U.S. Crude Imports Rise Most Since 2008 on Gulf Shipments

U.S. crude-oil imports increased last week by the most since 2008, rebounding from a 17-year low, as shipments to the Gulf Coast gained.

Imports climbed 21 percent to 7.81 million barrels a day in the week ended May 23, the Energy Information Administration reported. That’s the largest percentage gain since September 2008. They increased 1.34 million barrels a day, the biggest amount since December 2011.

U.S. imports dropped to the lowest level since 1997 in the previous week as rising domestic production reduced dependence on foreign oil. U.S. crude output stayed at a 28-year high as a combination of horizontal drilling and hydraulic fracturing, or fracking, unlocked supplies trapped in shale formations in North America.

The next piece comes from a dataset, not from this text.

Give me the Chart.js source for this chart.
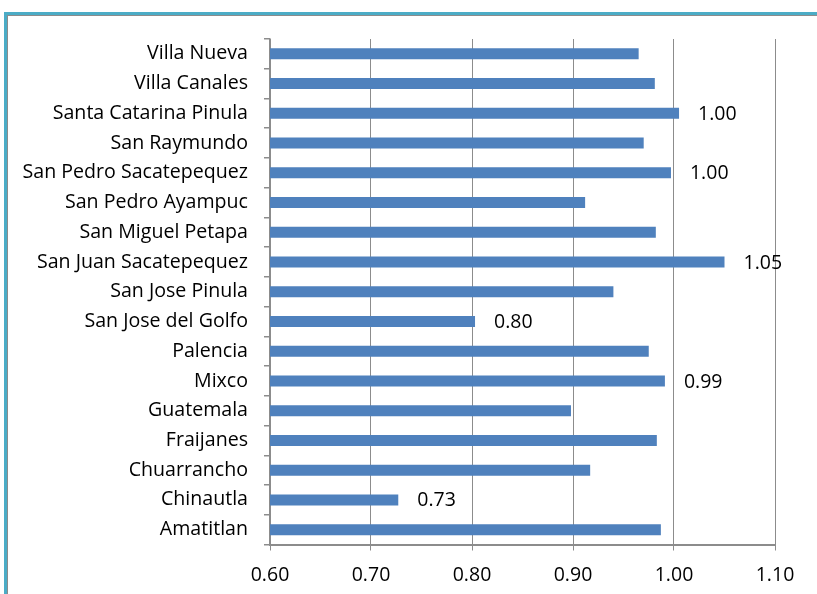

“The state of imports is probably answered by scheduling issues with very large refineries,” said Tom Finlon, Jupiter, Florida-based director of Energy Analytics Group LLC.

Imports to the U.S. Gulf Coast, known as PADD 3, increased 1.08 million barrels a day last week, or 38 percent, said the EIA, the Energy Department’s statistical unit.

Shipments to the area, home to more than 50 percent of U.S. refining capacity, had been decreasing as more crude flowed to the region from Cushing, Oklahoma, the delivery point for New York futures.

U.S. crude production climbed 38,000 barrels a day last week to 8.47 million, the most since October 1986, the EIA reported.

“With production at almost 8.5 million barrels and expected to remain elevated, imports will keep declining,” said Kyle Cooper, director of commodities research at IAF Advisors in Houston.